Die Region könnte ein lebendiger Ausgangspunkt der ökologischen und demokratischen Erneuerung werden. Es gibt auch interessante Impulse von unten: In Morschenich am Rande des Hambacher Waldes fand Mitte Juni erstmals die Temporäre Universität Hambach eine Woche lang statt und schuf zeitweise einen neuen Ort der Begegnung. Dort schloss sich auch am letzten Abend nach fast sieben Jahren Engagement mit der letzten Kohlerunde NRW der Kreis der kohlepolitischen Vernetzung durch die Klima-Allianz Deutschland. 

Wie es weitergehen sollte und könnte für die Zukunft des Rheinlands, wurde ebenso im Juni auf der Entwicklungskonferenz in Düren deutlich. Angeleitet durch Kirchen, Umweltverbände, Gewerkschaften und Klima-Allianz Deutschland, kamen Bevölkerung und Zivilgesellschaft mit dem Geschäftsführer der Zukunftsagentur Rheinisches Revier in ein kritisches und konstruktives Gespräch. Dass die Kommunalpolitik trotz Einladung nicht anwesend war, legte eine bedauerliche Lücke im Strukturwandelprozess des Rheinischen Reviers offen. Auf den nachfolgenden RevierDialogen vertieften die Sachverständigen aus Wissenschaft und Zivilgesellschaft die Themen der Konferenz, weitere sind für 2024 in Planung. 

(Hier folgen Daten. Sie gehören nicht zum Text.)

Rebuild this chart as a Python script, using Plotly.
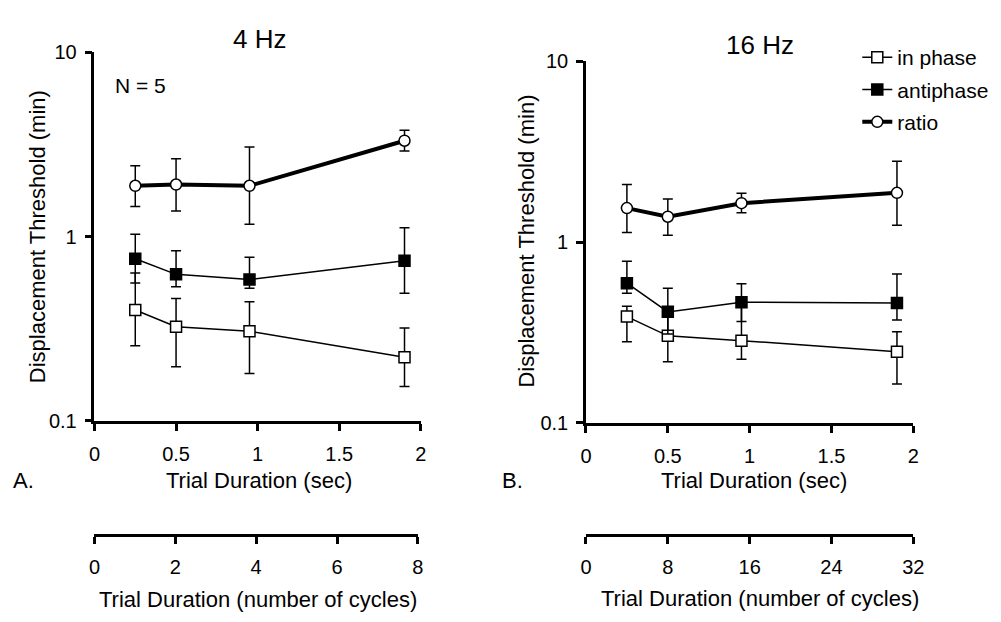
import plotly.graph_objects as go

# ---------------- data ----------------
trial_sec = [0.25, 0.5, 0.95, 1.9]

# 4 Hz panel
in_phase_4 = [0.40, 0.325, 0.307, 0.222]
in_phase_4_hi = [0.635, 0.462, 0.443, 0.32]
in_phase_4_lo = [0.256, 0.197, 0.181, 0.154]
anti_4 = [0.76, 0.625, 0.586, 0.74]
anti_4_hi = [1.03, 0.84, 0.773, 1.12]
anti_4_lo = [0.56, 0.535, 0.525, 0.493]
ratio_4 = [1.89, 1.92, 1.89, 3.32]
ratio_4_hi = [2.43, 2.65, 3.07, 3.78]
ratio_4_lo = [1.46, 1.38, 1.17, 2.92]

# 16 Hz panel
in_phase_16 = [0.387, 0.303, 0.285, 0.247]
in_phase_16_hi = [0.441, 0.40, 0.45, 0.319]
in_phase_16_lo = [0.281, 0.218, 0.225, 0.164]
anti_16 = [0.592, 0.411, 0.465, 0.46]
anti_16_hi = [0.784, 0.555, 0.587, 0.665]
anti_16_lo = [0.521, 0.31, 0.364, 0.371]
ratio_16 = [1.54, 1.38, 1.64, 1.87]
ratio_16_hi = [2.08, 1.73, 1.86, 2.80]
ratio_16_lo = [1.13, 1.09, 1.45, 1.24]

sec_ticks = [0, 0.5, 1, 1.5, 2]
sec_ticktext = ["0", "0.5", "1", "1.5", "2"]
cyc4_ticks = [0, 2, 4, 6, 8]
cyc16_ticks = [0, 8, 16, 24, 32]
y_ticks = [0.1, 1, 10]
y_ticktext = ["0.1", "1", "10"]

series_names = ["in phase", "antiphase", "ratio"]

# ---------------- figure ----------------
W, H = 1001, 622
FONT = "Liberation Sans, Arial, sans-serif"


def px_x(p):
    return p / W


def px_y(p):
    return 1 - p / H


fig = go.Figure()


def add_series(xref, yref, vals, hi, lo, name, symbol, fill, lw, show):
    fig.add_trace(go.Scatter(
        x=trial_sec, y=vals, xaxis=xref, yaxis=yref,
        mode="lines+markers", name=name, showlegend=show,
        legendgroup=name,
        line=dict(color="black", width=lw),
        marker=dict(symbol=symbol, size=11, color=fill,
                    line=dict(color="black", width=1.5)),
        error_y=dict(type="data", symmetric=False,
                     array=[h - v for h, v in zip(hi, vals)],
                     arrayminus=[v - l for l, v in zip(lo, vals)],
                     color="black", thickness=1.5, width=5),
    ))


add_series("x", "y", in_phase_4, in_phase_4_hi, in_phase_4_lo, series_names[0], "square", "white", 1.5, False)
add_series("x", "y", anti_4, anti_4_hi, anti_4_lo, series_names[1], "square", "black", 1.5, False)
add_series("x", "y", ratio_4, ratio_4_hi, ratio_4_lo, series_names[2], "circle", "white", 4, False)
add_series("x2", "y2", in_phase_16, in_phase_16_hi, in_phase_16_lo, series_names[0], "square", "white", 1.5, True)
add_series("x2", "y2", anti_16, anti_16_hi, anti_16_lo, series_names[1], "square", "black", 1.5, True)
add_series("x2", "y2", ratio_16, ratio_16_hi, ratio_16_lo, series_names[2], "circle", "white", 4, True)

# invisible carriers so the "number of cycles" axes get drawn
for xr, yr, ticks in (("x3", "y3", cyc4_ticks), ("x4", "y4", cyc16_ticks)):
    fig.add_trace(go.Scatter(x=ticks, y=[0.5] * len(ticks), xaxis=xr, yaxis=yr,
                             mode="markers", marker=dict(opacity=0),
                             hoverinfo="skip", showlegend=False))

axis_common = dict(showline=True, linecolor="black", linewidth=2.5, showgrid=False,
                   zeroline=False, ticks="outside", ticklen=7, tickwidth=2.5,
                   tickcolor="black", tickfont=dict(family=FONT, size=20, color="black"))

x_common = dict(axis_common, range=[0, 2], tickvals=sec_ticks, ticktext=sec_ticktext,
                ticklabelstandoff=6)
y_common = dict(axis_common, type="log", range=[-1, 1], tickvals=y_ticks,
                ticktext=y_ticktext, ticklabelstandoff=4)

fig.update_layout(
    width=W, height=H,
    margin=dict(l=0, r=0, t=0, b=0),
    paper_bgcolor="white", plot_bgcolor="white",
    font=dict(family=FONT, color="black"),
    xaxis=dict(x_common, domain=[px_x(90), px_x(422)], anchor="y"),
    yaxis=dict(y_common, domain=[px_y(425), px_y(43)], anchor="x"),
    xaxis2=dict(x_common, domain=[px_x(590), px_x(923)], anchor="y2"),
    yaxis2=dict(y_common, domain=[px_y(427), px_y(52)], anchor="x2"),
    xaxis3=dict(axis_common, domain=[px_x(90), px_x(419)], anchor="y3",
                range=[0, 8], tickvals=cyc4_ticks, ticklabelstandoff=6),
    yaxis3=dict(domain=[px_y(542), px_y(530)], anchor="x3", range=[0, 1], visible=False),
    xaxis4=dict(axis_common, domain=[px_x(590), px_x(923)], anchor="y4",
                range=[0, 32], tickvals=cyc16_ticks, ticklabelstandoff=6),
    yaxis4=dict(domain=[px_y(542), px_y(530)], anchor="x4", range=[0, 1], visible=False),
    showlegend=True,
    legend=dict(x=px_x(866), y=px_y(27), xanchor="left", yanchor="top",
                font=dict(family=FONT, size=21, color="black"),
                bgcolor="rgba(0,0,0,0)", tracegroupgap=2, itemwidth=30),
)

annots = [
    ("4 Hz", 258, 29, 26, 0),
    ("16 Hz", 767, 35, 26, 0),
    ("N = 5", 137, 77, 21, 0),
    ("A.", 18, 487, 22, 0),
    ("B.", 515, 487, 22, 0),
    ("Trial Duration (sec)", 257, 487, 22, 0),
    ("Trial Duration (sec)", 761, 487, 22, 0),
    ("Trial Duration (number of cycles)", 256, 610, 22, 0),
    ("Trial Duration (number of cycles)", 767, 609, 22, 0),
    ("Displacement Threshold (min)", 32, 234, 22, -90),
    ("Displacement Threshold (min)", 530, 238, 22, -90),
]
for text, ax, ay, size, ang in annots:
    fig.add_annotation(text=text, x=px_x(ax), y=px_y(ay), xref="paper", yref="paper",
                       showarrow=False, xanchor="center", yanchor="middle",
                       textangle=ang, font=dict(family=FONT, size=size, color="black"))

fig.write_html("out.html")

Die Abschlussveranstaltung unseres Projekts am 7. November in der Alten Feuerwache in Köln zeigte, dass Vernetzung engagierter Menschen mit einer klaren Haltung für Klimagerechtigkeit relevant bleibt. Mehr als 70 Mitstreiter*innen und Interessierte kamen, um mit uns gemäß dem Motto „Raus aus der Kohle, Rheinland for Future!“ sieben Jahre Engagement für die Transformation in NRW zu reflektieren und zu feiern. Jetzt sortiert sich die Zivilgesellschaft rund um die Tagebaue neu. Der Blick richtet sich zunehmend auf die Frage, wie wir die Region in der zweiten Phase des Strukturwandels mitgestalten können. Wie kann das gelingen in einer Zeit, die zunehmend von politischen und gesellschaftlichen Krisen gekennzeichnet ist? Wir vertrauen auf die engagierten Menschen und Initiativen vor Ort.